A network could ‘solve a problem’ or have a function that was beyond the capability of a single molecule and a linear pathway.
In the previous chapters, we discussed how information from the real world is abstracted into vectors and matrices so that machines can learn from it. Methods such as gradient descent and PCA allow us to evaluate how well a model is learning, guiding it to gradually converge toward a “better” behavior, and to reason about how similar different behaviors are.
But similarity always comes with compression. In deciding what should be close and what should be far apart, some information is inevitably smoothed out or discarded. Once we recognize this loss, the question shifts: how do we compensate for what disappears in the process?

What if we change the space instead of the methods?
In Chapter 7, the author introduces the kernel trick with a sense of quiet cleverness. In reality, most problems are not linear, which means we cannot simply draw a straight line to separate the data. One way to deal with this is to change the space itself. If we map the data into a higher-dimensional space, points that were inseparable before might suddenly become separable by a single line, or more precisely, by a hyperplane. Thus we can change the nonlinear problem into a linear problem in mathematical way. However, there is a problem that explicitly computing this high-dimensional mapping is often too expensive.
This is where the kernel trick comes in.
Instead of actually lifting the data into a higher dimension, we define a kernel function that directly computes inner products as if the data were already there. More specifically, it is a function that takes two “high-dimension”data points as input and returns a number that represents how similar they are. From the outside, the model still looks like a simple linear one. But behind the scenes, it is operating in a much richer space.
Support Vector Machines are a good example of this way of thinking. Instead of trying to understand the data directly, an SVM looks for a boundary that keeps different points as far apart as possible. With the help of a kernel, this boundary can bend into surprisingly complex shapes in a high-dimensional space, while still relying on a clean and simple rule—much like what we have already seen in linear methods.
The kernel trick feels less like teaching a model to understand complexity, and more like giving it a carefully prepared space where complexity no longer appears.
Can we explain learning with physics?
Chapter 8 brings in physics as a way to think about learning. The author talks about energy landscapes, forces and stable states, and shows how networks like Hopfield nets can be understood as systems that settle into low energy configurations. It makes learning feel like a natural process, almost like a physical law: systems simply roll downhill until they reach a valley.
The author mentioned an important person: Dr.John Hopfield and his ground-breaking research. Interestingly, he did not arrive at his network by starting from machine learning at all. His background was in physics and biology, where he spent years studying systems made of many interacting parts. When these parts were connected into a network. Very different initial conditions could evolve toward the same stable outcome
But to Hopfield, something was missing. There was no language for describing how a large network, taken as a whole, could compute, remember, or decide.

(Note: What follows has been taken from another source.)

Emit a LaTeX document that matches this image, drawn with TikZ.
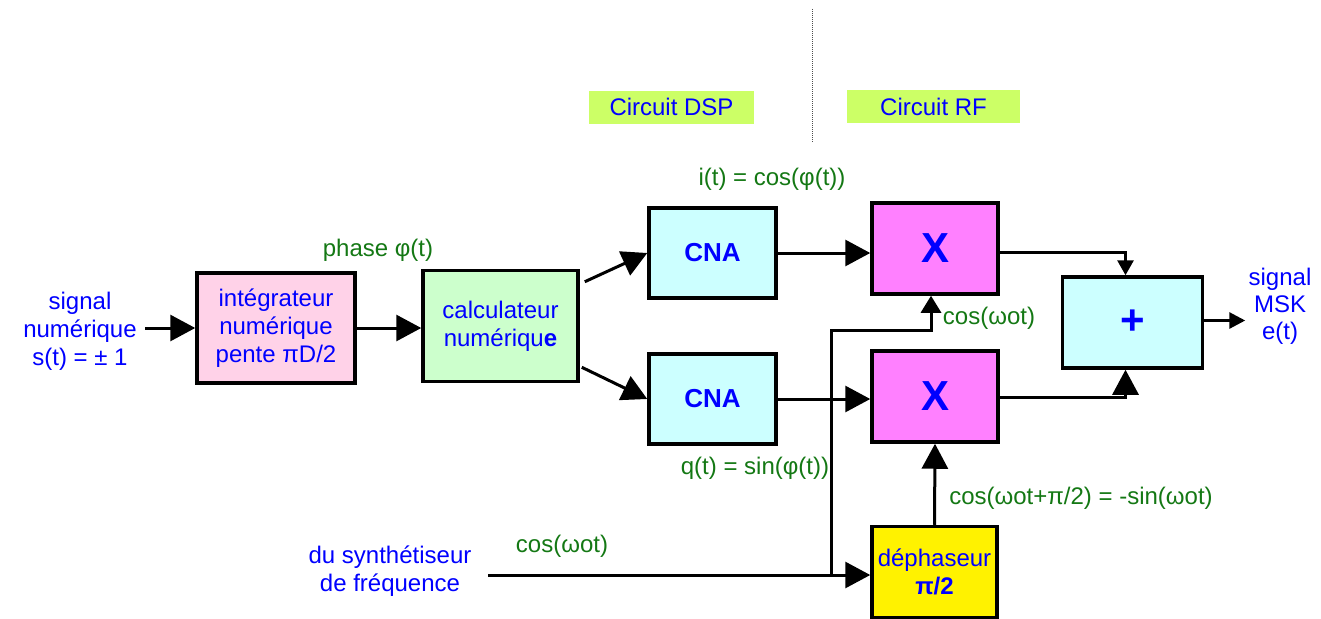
\documentclass[tikz,border=0pt]{standalone}
\usepackage{fontspec}
\setmainfont{Liberation Sans}
\usetikzlibrary{arrows.meta,positioning,calc}
\definecolor{txtblue}{RGB}{0,0,255}
\definecolor{txtgreen}{RGB}{20,120,20}
\definecolor{pinkbg}{RGB}{255,210,232}
\definecolor{greenbg}{RGB}{204,255,204}
\definecolor{cyanbg}{RGB}{204,255,255}
\definecolor{magbg}{RGB}{255,128,255}
\definecolor{limebg}{RGB}{204,255,102}

\begin{document}
\begin{tikzpicture}[x=1pt,y=1pt,
    every node/.style={font=\fontsize{24}{28}\selectfont},
    blk/.style={draw,line width=3.5pt,minimum width=126pt,minimum height=91pt,text=txtblue,align=center,inner sep=0pt},
    lbl/.style={text=txtgreen},
    info/.style={text=txtblue,align=center},
    zone/.style={fill=limebg,text=txtblue,minimum width=165pt,minimum height=33pt,inner sep=0pt},
    wire/.style={line width=3pt},
    big/.style={-{Triangle[length=25pt,width=26pt]}},
    small/.style={-{Triangle[length=15pt,width=16pt]}}]
    \useasboundingbox (0,0) rectangle (1321,-618);
    % zones
    \draw[dash pattern=on 1pt off 1pt,line width=.8pt,black!70] (812,-9) -- (812,-143);
    \node[zone] (dsp) at (671.5,-107) {Circuit DSP};
    \node[zone,minimum width=173pt] (rf) at (933.5,-106.5) {Circuit RF};
    % blocks
    \node[blk,fill=pinkbg,minimum width=158pt,minimum height=110pt] (integ) at (276,-328) {intégrateur\\numérique\\pente πD/2};
    \node[blk,fill=greenbg,minimum width=155pt,minimum height=111pt] (calc) at (500.5,-326) {calculateur\\numériqu\textbf{e}};
    \node[blk,fill=cyanbg,minimum width=127pt,minimum height=90pt,font=\fontsize{26}{28}\selectfont\bfseries] (cnaI) at (712.5,-253) {\raisebox{-4pt}{CNA}};
    \node[blk,fill=cyanbg,minimum width=127pt,minimum height=90pt,font=\fontsize{26}{28}\selectfont\bfseries] (cnaQ) at (712.5,-399) {\raisebox{-10pt}{CNA}};
    \node[blk,fill=magbg,font=\fontsize{42}{42}\selectfont\bfseries] (mulI) at (935,-248.5) {X};
    \node[blk,fill=magbg,font=\fontsize{42}{42}\selectfont\bfseries] (mulQ) at (935,-396.5) {X};
    \node[blk,fill=cyanbg,minimum width=140pt,font=\fontsize{42}{42}\selectfont\bfseries] (sum) at (1132.5,-322.5) {\raisebox{-8pt}{+}};
    \node[blk,fill=yellow,minimum width=125pt] (dephas) at (934.5,-572) {déphaseur\\\textbf{π/2}};
    % texts
    \node[info] (sig) at (80,-331) {signal\\numérique\\s(t) = ± 1};
    \node[info] (synth) at (390,-571) {du synthétiseur\\de fréquence};
    \node[info,font=\fontsize{24}{27}\selectfont] (msk) at (1280,-306) {signal\\MSK\\e(t)};
    \node[lbl] (phase) at (378,-250) {phase φ(t)};
    \node[lbl] (ilbl) at (772,-179) {i(t) = cos(φ(t))};
    \node[lbl] (qlbl) at (755,-468) {q(t) = sin(φ(t))};
    \node[lbl] (coslo) at (562,-546) {cos(ωot)};
    \node[lbl] (cosI) at (989,-318) {cos(ωot)};
    \node[lbl] (cosQ) at (1081,-498) {cos(ωot+π/2) = -sin(ωot)};
    % connectors
    \coordinate (in) at (145,-328);
    \coordinate (lo) at (488,-575);
    \coordinate (tap) at (831,-575);
    \coordinate (up) at (931,-330);
    \draw[wire,big] (in) -- (integ.west);
    \draw[wire,big] (integ.east) -- (integ.east -| calc.west);
    \draw[wire,big] ([xshift=5pt,yshift=-13pt]calc.north east) -- (cnaI.west);
    \draw[wire,big] ([xshift=2pt,yshift=16pt]calc.south east) -- (cnaQ.west);
    \draw[wire,big] (cnaI.east) -- (cnaI.east -| mulI.west);
    \draw[wire,big] (cnaQ.east) -- (cnaQ.east -| mulQ.west);
    \draw[wire,big] (lo) -- (lo -| dephas.west);
    \draw[wire,-{Triangle[length=17pt,width=20pt]}] (tap) |- (up) -- (up |- mulI.south);
    \draw[wire,big] (dephas.north) -- (mulQ.south);
    \draw[wire,small] ([yshift=-4pt]mulI.east) -| ([xshift=-7pt]sum.north);
    \draw[wire,big] ([yshift=-1pt]mulQ.east) -| ([xshift=-7pt]sum.south);
    \draw[wire,-{Triangle[length=16pt,width=16pt]}] ([yshift=2pt]sum.east) -- ++(41,0);
\end{tikzpicture}
\end{document}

Physics offered him that language. Instead of asking what each neuron should do, he asked how the state of an entire network evolves. Neural activity could be described as a dynamical system, which always tending toward more stable configurations. From this view, computation was no longer a sequence of instructions, but a process of relaxation. The system was not being told what to do; it was simply run follow the natural physical rules.
The Hopfield network emerged from this shift in perspective. Give the system a partial or noisy input, and it would evolve on its own until it reached one of these states.
Personally, I find this both reassuring and a little dangerous.
It reassures me because it gives me a concrete picture to hold on to.
At the same time, it makes it very tempting to treat our models as if they were just obeying nature, rather than executing human designed rules on human chosen data, which is actually what it done.
Closing
Together, Chapters 7 and 8 show how humans design intelligent systems using powerful metaphors. We bend space so that simple rules can appear powerful; we borrow ideas from physics so that abstract optimization feels natural and intuitive. These approaches have pushed the field forward in remarkable ways.
But they also quietly shape how we think about what learning is.
Once learning is framed in the language of geometry and physics, it begins to resemble a process governed by natural law rather than by human choice. The system no longer looks designed; it looks inevitable. In this framing, models are not making decisions—we are led to believe they are simply obeying the structure of the world.
When that happens, bias starts to look like structure, and design choices start to look like necessity.
So when a machine looks at an image and decides what counts as an edge, a face, or an object, we should ask: how much of that “seeing” comes from the data itself, and how much comes from the stories we told ourselves about how learning ought to work?